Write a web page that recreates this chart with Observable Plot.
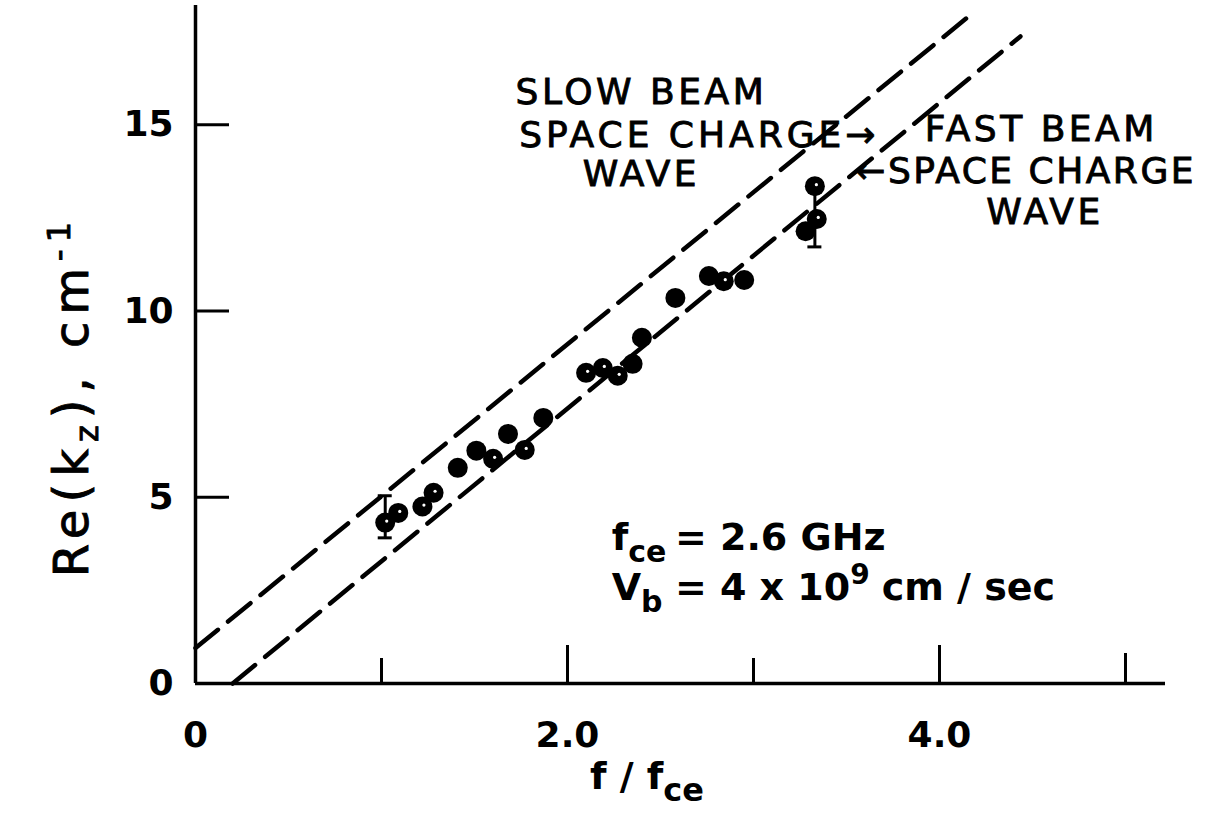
<!DOCTYPE html>
<html><head><meta charset="utf-8">
<script src="https://cdn.jsdelivr.net/npm/d3@7"></script>
<script src="https://cdn.jsdelivr.net/npm/@observablehq/plot@0.6"></script>
<style>
body{margin:0;background:#fff}
svg{font-family:"DejaVu Sans",sans-serif}
</style>
</head><body><div id="chart"></div>
<script>
// measured points: normalized frequency f/fce and Re(kz) in cm^-1
const xFreq = [1.02,1.09,1.22,1.28,1.41,1.51,1.60,1.68,1.77,1.87,2.10,2.19,2.27,2.35,2.40,2.58,2.76,2.84,2.95,3.33,3.34,3.28];
const kz    = [4.32,4.58,4.75,5.12,5.79,6.25,6.03,6.70,6.27,7.13,8.34,8.47,8.26,8.58,9.28,10.35,10.94,10.80,10.83,13.35,12.47,12.14];
const marker = ["open","open","open","open","filled","filled","open","filled","open","filled","open","open","open","filled","filled","filled","filled","open","filled","open","open","filled"];
// error bars
const errX  = [1.02, 3.33];
const errLo = [3.91, 11.72];
const errHi = [5.04, 13.30];
// theory lines (end points)
const slowX = [0, 4.17],  slowY = [0.95, 17.96];
const fastX = [0.2, 4.435], fastY = [0, 17.37];
// ticks
const xTickVals = [1, 2, 3, 4, 5];
const xTickLenPx = [25, 38, 25, 38, 30];
const xLabelVals = [0, 2, 4];
const xLabelText = ["0", "2.0", "4.0"];
const yTickVals = [5, 10, 15];
const yLabelVals = [0, 5, 10, 15];
const xMax = 5.215, yMax = 18.2;

const W = 1213, H = 817, mL = 195, mR = 48, mT = 5, mB = 134;
const yPerPx = yMax / (H - mT - mB);
const xPerPx = xMax / (W - mL - mR);

const points = xFreq.map((x, i) => ({x, y: kz[i], m: marker[i]}));
const errs = errX.map((x, i) => ({x, lo: errLo[i], hi: errHi[i]}));
const slow = slowX.map((x, i) => ({x, y: slowY[i]}));
const fast = fastX.map((x, i) => ({x, y: fastY[i]}));
const xTicks = xTickVals.map((v, i) => ({v, len: xTickLenPx[i] * yPerPx}));
const capHalf = 7 * xPerPx;

const dash = "29,13";
const chart = Plot.plot({
  width: W, height: H,
  marginLeft: mL, marginRight: mR, marginTop: mT, marginBottom: mB,
  x: {domain: [0, xMax]},
  y: {domain: [0, yMax]},
  style: {background: "#fff", color: "#000", fontFamily: "DejaVu Sans, sans-serif"},
  marks: [
    Plot.ruleY([0], {x1: 0, x2: xMax, strokeWidth: 3.5}),
    Plot.ruleX([0], {y1: 0, y2: yMax, strokeWidth: 3.5}),
    Plot.ruleX(xTicks, {x: "v", y1: 0, y2: "len", strokeWidth: 3}),
    Plot.ruleY(yTickVals, {y: d => d, x1: 0, x2: 34 * xPerPx, strokeWidth: 3}),
    Plot.axisX(xLabelVals, {tickSize: 0, tickPadding: 38, fontSize: 36, fontWeight: "bold", tickFormat: (d) => xLabelText[xLabelVals.indexOf(d)], label: null}),
    Plot.axisY(yLabelVals, {tickSize: 0, tickPadding: 22, fontSize: 36, fontWeight: "bold", label: null}),
    Plot.line(slow, {x: "x", y: "y", strokeWidth: 4.5, strokeDasharray: dash}),
    Plot.line(fast, {x: "x", y: "y", strokeWidth: 4.5, strokeDasharray: dash}),
    Plot.ruleX(errs, {x: "x", y1: "lo", y2: "hi", strokeWidth: 3}),
    Plot.ruleY(errs, {y: "lo", x1: d => d.x - capHalf, x2: d => d.x + capHalf, strokeWidth: 3}),
    Plot.ruleY(errs, {y: "hi", x1: d => d.x - capHalf, x2: d => d.x + capHalf, strokeWidth: 3}),
    Plot.dot(points, {x: "x", y: "y", r: 10, fill: "#000"}),
    Plot.dot(points.filter(d => d.m === "open"), {x: "x", y: "y", r: 1.6, dx: 1.5, dy: -1.5, fill: "#fff"})
  ]
});
document.getElementById("chart").appendChild(chart);

const svg = d3.select(chart);
const sx = chart.scale("x"), sy = chart.scale("y");
const g = svg.append("g").attr("fill", "#000").attr("text-anchor", "start");

// annotation labels
const annText = ["SLOW BEAM", "SPACE CHARGE\u2192", "WAVE", "FAST BEAM", "\u2190SPACE CHARGE", "WAVE"];
const annX = [2.40, 3.68, 2.40, 4.55, 3.55, 4.57];
const annY = [15.80, 14.66, 13.62, 14.83, 13.70, 12.60];
const annAnchor = ["middle", "end", "middle", "middle", "start", "middle"];
const annSpacing = [3.5, 4, 3.5, 3.5, 2.5, 3.5];
annText.forEach((t, i) => {
  g.append("text").attr("x", sx.apply(annX[i])).attr("y", sy.apply(annY[i]))
    .attr("text-anchor", annAnchor[i]).attr("font-size", 36).attr("letter-spacing", annSpacing[i])
    .attr("stroke", "#000").attr("stroke-width", 0.9)
    .attr("dominant-baseline", "middle").text(t);
});

// parameter block
const p1 = g.append("text").attr("x", sx.apply(2.24)).attr("y", sy.apply(3.58)).attr("font-size", 38).attr("font-weight", "bold");
p1.append("tspan").text("f");
p1.append("tspan").attr("dy", 12).attr("font-size", 30).text("ce");
g.append("text").attr("x", sx.apply(2.58)).attr("y", sy.apply(3.58)).attr("font-size", 38).attr("font-weight", "bold").text("= 2.6 GHz");

const p2 = g.append("text").attr("x", sx.apply(2.24)).attr("y", sy.apply(2.22)).attr("font-size", 38).attr("font-weight", "bold");
p2.append("tspan").text("V");
p2.append("tspan").attr("dy", 12).attr("font-size", 30).text("b");
const p3 = g.append("text").attr("x", sx.apply(2.58)).attr("y", sy.apply(2.22)).attr("font-size", 38).attr("font-weight", "bold");
p3.append("tspan").text("= 4 x 10");
p3.append("tspan").attr("dy", -16).attr("font-size", 28).text("9");
p3.append("tspan").attr("dy", 16).attr("dx", 12).text("cm / sec");

// axis titles
const xt = g.append("text").attr("x", sx.apply(2.43)).attr("y", H - 28).attr("text-anchor", "middle").attr("font-size", 38).attr("font-weight", "bold");
xt.append("tspan").text("f / f");
xt.append("tspan").attr("dy", 12).attr("font-size", 32).text("ce");

const yt = g.append("text").attr("transform", `translate(88,${sy.apply(7.7)}) rotate(-90)`).attr("text-anchor", "middle")
  .attr("font-size", 48).attr("letter-spacing", 7).attr("stroke", "#000").attr("stroke-width", 0.9);
yt.append("tspan").text("Re(k");
yt.append("tspan").attr("dy", 10).attr("font-size", 32).text("z");
yt.append("tspan").attr("dy", -10).text("), cm");
yt.append("tspan").attr("dy", -18).attr("font-size", 32).text("-1");
</script>
</body></html>
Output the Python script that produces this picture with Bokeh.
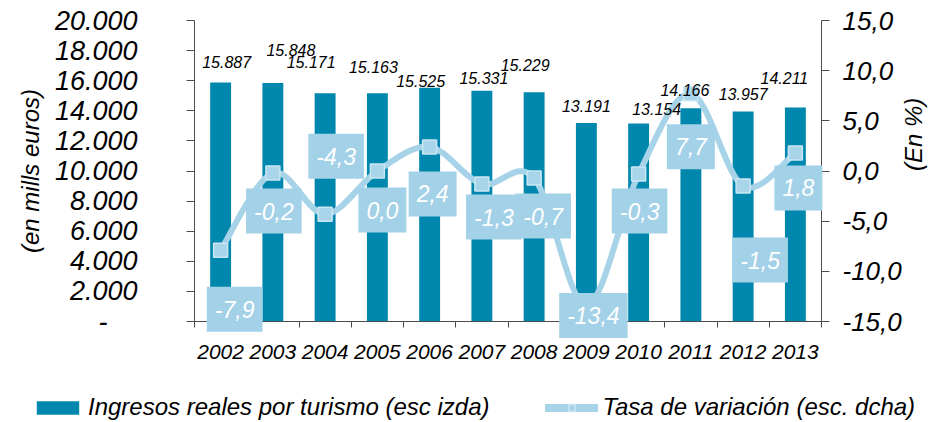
* * * * * * * * *
Given exercise:
Leave out the pictures, then repeat the listing above exactly from its first line to the line with "const capHalf = 7 * xPerPx;", inclusive.

Answer to this problem:
Write a web page that recreates this chart with Observable Plot.
<!DOCTYPE html>
<html><head><meta charset="utf-8">
<script src="https://cdn.jsdelivr.net/npm/d3@7"></script>
<script src="https://cdn.jsdelivr.net/npm/@observablehq/plot@0.6"></script>
<style>
body{margin:0;background:#fff}
svg{font-family:"DejaVu Sans",sans-serif}
</style>
</head><body><div id="chart"></div>
<script>
// measured points: normalized frequency f/fce and Re(kz) in cm^-1
const xFreq = [1.02,1.09,1.22,1.28,1.41,1.51,1.60,1.68,1.77,1.87,2.10,2.19,2.27,2.35,2.40,2.58,2.76,2.84,2.95,3.33,3.34,3.28];
const kz    = [4.32,4.58,4.75,5.12,5.79,6.25,6.03,6.70,6.27,7.13,8.34,8.47,8.26,8.58,9.28,10.35,10.94,10.80,10.83,13.35,12.47,12.14];
const marker = ["open","open","open","open","filled","filled","open","filled","open","filled","open","open","open","filled","filled","filled","filled","open","filled","open","open","filled"];
// error bars
const errX  = [1.02, 3.33];
const errLo = [3.91, 11.72];
const errHi = [5.04, 13.30];
// theory lines (end points)
const slowX = [0, 4.17],  slowY = [0.95, 17.96];
const fastX = [0.2, 4.435], fastY = [0, 17.37];
// ticks
const xTickVals = [1, 2, 3, 4, 5];
const xTickLenPx = [25, 38, 25, 38, 30];
const xLabelVals = [0, 2, 4];
const xLabelText = ["0", "2.0", "4.0"];
const yTickVals = [5, 10, 15];
const yLabelVals = [0, 5, 10, 15];
const xMax = 5.215, yMax = 18.2;

const W = 1213, H = 817, mL = 195, mR = 48, mT = 5, mB = 134;
const yPerPx = yMax / (H - mT - mB);
const xPerPx = xMax / (W - mL - mR);

const points = xFreq.map((x, i) => ({x, y: kz[i], m: marker[i]}));
const errs = errX.map((x, i) => ({x, lo: errLo[i], hi: errHi[i]}));
const slow = slowX.map((x, i) => ({x, y: slowY[i]}));
const fast = fastX.map((x, i) => ({x, y: fastY[i]}));
const xTicks = xTickVals.map((v, i) => ({v, len: xTickLenPx[i] * yPerPx}));
const capHalf = 7 * xPerPx;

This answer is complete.